§ Directions: Extract only the first line of the listing and every line after it up to and including the one with "import plotly.graph_objects as go". Omit the pictures.

****************************************

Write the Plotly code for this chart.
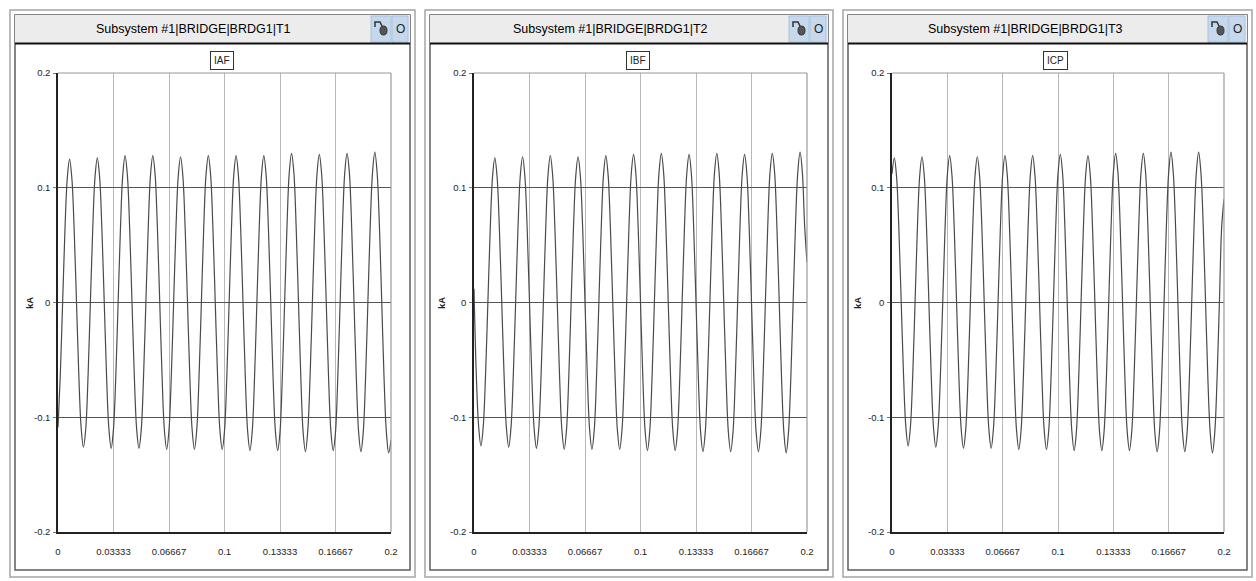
import plotly.graph_objects as go

# ---------------- data (kA), sampled every 1/720 s from 0 to 0.2 s ----------------
sample_step_s = 1 / 720
iaf_kA = [
    -0.109, -0.063, 0.000, 0.063, 0.108, 0.125, 0.108, 0.063, 0.000, -0.063, -0.109, -0.126,
    -0.110, -0.064, 0.000, 0.063, 0.109, 0.126, 0.109, 0.063, 0.000, -0.064, -0.110, -0.127,
    -0.110, -0.064, 0.000, 0.064, 0.111, 0.128, 0.111, 0.064, 0.000, -0.064, -0.110, -0.127,
    -0.111, -0.064, 0.000, 0.064, 0.111, 0.128, 0.111, 0.064, 0.000, -0.064, -0.111, -0.128,
    -0.111, -0.064, 0.000, 0.064, 0.110, 0.127, 0.110, 0.064, 0.000, -0.064, -0.111, -0.128,
    -0.111, -0.064, 0.000, 0.064, 0.111, 0.128, 0.111, 0.064, 0.000, -0.064, -0.111, -0.128,
    -0.112, -0.065, 0.000, 0.064, 0.111, 0.128, 0.111, 0.064, 0.000, -0.065, -0.112, -0.129,
    -0.112, -0.065, 0.000, 0.064, 0.111, 0.128, 0.111, 0.064, 0.000, -0.065, -0.112, -0.129,
    -0.113, -0.065, 0.000, 0.065, 0.113, 0.130, 0.113, 0.065, 0.000, -0.065, -0.113, -0.130,
    -0.112, -0.065, 0.000, 0.065, 0.112, 0.129, 0.112, 0.065, 0.000, -0.065, -0.112, -0.129,
    -0.113, -0.065, 0.000, 0.065, 0.113, 0.130, 0.113, 0.065, 0.000, -0.065, -0.113, -0.130,
    -0.113, -0.066, 0.000, 0.066, 0.113, 0.131, 0.113, 0.066, 0.000, -0.066, -0.113, -0.131,
    -0.120,
]
ibf_kA = [
    0.012, -0.063, -0.108, -0.125, -0.108, -0.063, 0.000, 0.063, 0.109, 0.126, 0.109, 0.063,
    0.000, -0.063, -0.109, -0.126, -0.109, -0.063, 0.000, 0.064, 0.110, 0.127, 0.110, 0.064,
    0.000, -0.064, -0.110, -0.127, -0.110, -0.064, 0.000, 0.064, 0.111, 0.128, 0.111, 0.064,
    0.000, -0.064, -0.111, -0.128, -0.111, -0.064, 0.000, 0.064, 0.110, 0.127, 0.110, 0.064,
    0.000, -0.064, -0.111, -0.128, -0.111, -0.064, 0.000, 0.064, 0.111, 0.128, 0.111, 0.064,
    0.000, -0.064, -0.111, -0.128, -0.111, -0.064, 0.000, 0.065, 0.112, 0.129, 0.112, 0.065,
    0.000, -0.065, -0.112, -0.129, -0.112, -0.065, 0.000, 0.065, 0.113, 0.130, 0.113, 0.065,
    0.000, -0.065, -0.112, -0.129, -0.112, -0.065, 0.000, 0.065, 0.112, 0.129, 0.112, 0.065,
    0.000, -0.065, -0.113, -0.130, -0.113, -0.065, 0.000, 0.065, 0.113, 0.130, 0.113, 0.065,
    0.000, -0.065, -0.113, -0.130, -0.113, -0.065, 0.000, 0.065, 0.112, 0.129, 0.112, 0.065,
    0.000, -0.065, -0.113, -0.130, -0.113, -0.065, 0.000, 0.065, 0.113, 0.130, 0.113, 0.065,
    0.000, -0.066, -0.113, -0.131, -0.113, -0.066, 0.000, 0.066, 0.113, 0.131, 0.113, 0.066,
    0.035,
]
icp_kA = [
    0.112, 0.126, 0.109, 0.063, 0.000, -0.063, -0.108, -0.125, -0.108, -0.063, 0.000, 0.064,
    0.110, 0.127, 0.110, 0.064, 0.000, -0.063, -0.109, -0.126, -0.109, -0.063, 0.000, 0.064,
    0.111, 0.128, 0.111, 0.064, 0.000, -0.064, -0.110, -0.127, -0.110, -0.064, 0.000, 0.064,
    0.110, 0.127, 0.110, 0.064, 0.000, -0.064, -0.110, -0.127, -0.110, -0.064, 0.000, 0.064,
    0.111, 0.128, 0.111, 0.064, 0.000, -0.064, -0.111, -0.128, -0.111, -0.064, 0.000, 0.064,
    0.111, 0.128, 0.111, 0.064, 0.000, -0.064, -0.111, -0.128, -0.111, -0.064, 0.000, 0.065,
    0.112, 0.129, 0.112, 0.065, 0.000, -0.065, -0.112, -0.129, -0.112, -0.065, 0.000, 0.064,
    0.111, 0.128, 0.111, 0.064, 0.000, -0.065, -0.112, -0.129, -0.112, -0.065, 0.000, 0.065,
    0.113, 0.130, 0.113, 0.065, 0.000, -0.065, -0.112, -0.129, -0.112, -0.065, 0.000, 0.065,
    0.113, 0.130, 0.113, 0.065, 0.000, -0.065, -0.113, -0.130, -0.113, -0.065, 0.000, 0.066,
    0.113, 0.131, 0.113, 0.066, 0.000, -0.065, -0.113, -0.130, -0.113, -0.065, 0.000, 0.066,
    0.113, 0.131, 0.113, 0.066, 0.000, -0.066, -0.113, -0.131, -0.113, -0.066, 0.000, 0.066,
    0.090,
]
time_s = [i * sample_step_s for i in range(len(iaf_kA))]

panel_titles = ["Subsystem #1|BRIDGE|BRDG1|T1", "Subsystem #1|BRIDGE|BRDG1|T2", "Subsystem #1|BRIDGE|BRDG1|T3"]
signal_names = ["IAF", "IBF", "ICP"]
signals = [iaf_kA, ibf_kA, icp_kA]
x_tick_vals = [0, 1 / 30, 2 / 30, 0.1, 4 / 30, 5 / 30, 0.2]
x_tick_text = ["0", "0.03333", "0.06667", "0.1", "0.13333", "0.16667", "0.2"]
y_tick_vals = [-0.2, -0.1, 0, 0.1, 0.2]
y_tick_text = ["-0.2", "-0.1", "0", "0.1", "0.2"]
y_unit = "kA"

# ---------------- layout geometry (pixels) ----------------
W, H = 1256, 581
def fx(p):
    return p / W
def fy(p):
    return 1 - p / H

plot_x = [(58, 391), (474, 807), (892, 1224)]
plot_y = (73, 532)
frames = [(10, 415), (425, 833), (843, 1252)]
title_cx = [193, 610, 1025]
unit_x = [30, 442, 858]

FONT = "Liberation Sans, Arial, sans-serif"

fig = go.Figure()
shapes = []
annotations = []

def note(x, y, text, size, **kw):
    d = dict(xref="paper", yref="paper", x=fx(x), y=fy(y), text=text, showarrow=False,
             xanchor="center", yanchor="middle", font=dict(family=FONT, size=size, color="#222"))
    d.update(kw)
    annotations.append(d)

for i in range(3):
    ax = "" if i == 0 else str(i + 1)
    fig.add_trace(go.Scatter(
        x=time_s, y=signals[i], mode="lines", name=signal_names[i],
        line=dict(color="#4a4a4a", width=1.2, shape="spline", smoothing=1.0),
        xaxis="x" + ax, yaxis="y" + ax, showlegend=False, hoverinfo="skip",
    ))
    fig.update_layout(**{
        "xaxis" + ax: dict(
            domain=[fx(plot_x[i][0]), fx(plot_x[i][1])], range=[0, 0.2], anchor="y" + ax,
            automargin=False,
            tickvals=x_tick_vals, ticktext=x_tick_text, ticks="", ticklabelstandoff=10,
            tickfont=dict(family=FONT, size=9.5, color="#222"),
            showgrid=True, gridcolor="#b8b8b8", gridwidth=1,
            showline=True, linecolor="#222", linewidth=1.5, zeroline=False, fixedrange=True,
        ),
        "yaxis" + ax: dict(
            domain=[fy(plot_y[1]), fy(plot_y[0])], range=[-0.2, 0.2], anchor="x" + ax,
            automargin=False,
            tickvals=y_tick_vals, ticktext=y_tick_text, ticks="outside", ticklen=3, tickcolor="#777",
            ticklabelstandoff=1,
            tickfont=dict(family=FONT, size=9.5, color="#222"),
            showgrid=True, gridcolor="#555", gridwidth=1,
            zeroline=True, zerolinecolor="#555", zerolinewidth=1,
            showline=True, linecolor="#222", linewidth=1.5, fixedrange=True,
        ),
    })

    # plot box top/right edges (gray)
    shapes.append(dict(type="line", xref="paper", yref="paper", x0=fx(plot_x[i][0]), x1=fx(plot_x[i][1]),
                       y0=fy(plot_y[0]), y1=fy(plot_y[0]), line=dict(color="#9a9a9a", width=1.2), layer="above"))
    shapes.append(dict(type="line", xref="paper", yref="paper", x0=fx(plot_x[i][1]), x1=fx(plot_x[i][1]),
                       y0=fy(plot_y[0]), y1=fy(plot_y[1]), line=dict(color="#9a9a9a", width=1.2), layer="above"))

    # window frame (double line)
    L, R = frames[i]
    shapes.append(dict(type="rect", xref="paper", yref="paper", x0=fx(L), x1=fx(R), y0=fy(577), y1=fy(10),
                       line=dict(color="#a5a5a5", width=1.5), layer="below"))
    shapes.append(dict(type="rect", xref="paper", yref="paper", x0=fx(L + 5), x1=fx(R - 5), y0=fy(570), y1=fy(15),
                       line=dict(color="#5c5c5c", width=1.5), layer="below"))
    # title bar
    shapes.append(dict(type="rect", xref="paper", yref="paper", x0=fx(L + 5), x1=fx(R - 5), y0=fy(43), y1=fy(15),
                       fillcolor="#ececec", line=dict(width=0), layer="below"))
    shapes.append(dict(type="line", xref="paper", yref="paper", x0=fx(L + 5), x1=fx(R - 5), y0=fy(43.5), y1=fy(43.5),
                       line=dict(color="#111", width=2), layer="above"))
    # title bar icons
    shapes.append(dict(type="rect", xref="paper", yref="paper", x0=fx(R - 44), x1=fx(R - 24), y0=fy(42), y1=fy(16),
                       fillcolor="#c6d9ec", line=dict(color="#aac2dc", width=1), layer="below"))
    shapes.append(dict(type="rect", xref="paper", yref="paper", x0=fx(R - 23), x1=fx(R - 7), y0=fy(42), y1=fy(16),
                       fillcolor="#c6d9ec", line=dict(color="#aac2dc", width=1), layer="below"))
    shapes.append(dict(type="circle", xref="paper", yref="paper", x0=fx(R - 35), x1=fx(R - 28), y0=fy(35), y1=fy(26),
                       fillcolor="#555", line=dict(color="#333", width=1), layer="above"))
    shapes.append(dict(type="path", xref="paper", yref="paper",
                       path=f"M {fx(R-40)} {fy(27)} L {fx(R-40)} {fy(22)} L {fx(R-35)} {fy(22)} L {fx(R-33)} {fy(26)}",
                       line=dict(color="#333", width=1.5), layer="above"))
    note(R - 15, 29, "O", 12)

    # title text
    note(title_cx[i], 29, panel_titles[i], 12.5, font=dict(family=FONT, size=12.5, color="#000"))
    # signal name box
    note((plot_x[i][0] + plot_x[i][1]) / 2 - 3, 61, signal_names[i], 10,
         bordercolor="#333", borderwidth=1, borderpad=3, bgcolor="white")
    # unit label
    note(unit_x[i], 303, "<b>" + y_unit + "</b>", 9.5, textangle=-90)

fig.update_layout(
    template="none",
    width=W, height=H, margin=dict(l=0, r=0, t=0, b=0, autoexpand=False),
    paper_bgcolor="white", plot_bgcolor="white",
    shapes=shapes, annotations=annotations,
)
fig.write_html("out.html", config={"displayModeBar": False},
               post_script="document.body.style.margin='0';document.body.style.overflow='hidden';")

****************************************

§ Task response:
Write the Plotly code for this chart.
import plotly.graph_objects as go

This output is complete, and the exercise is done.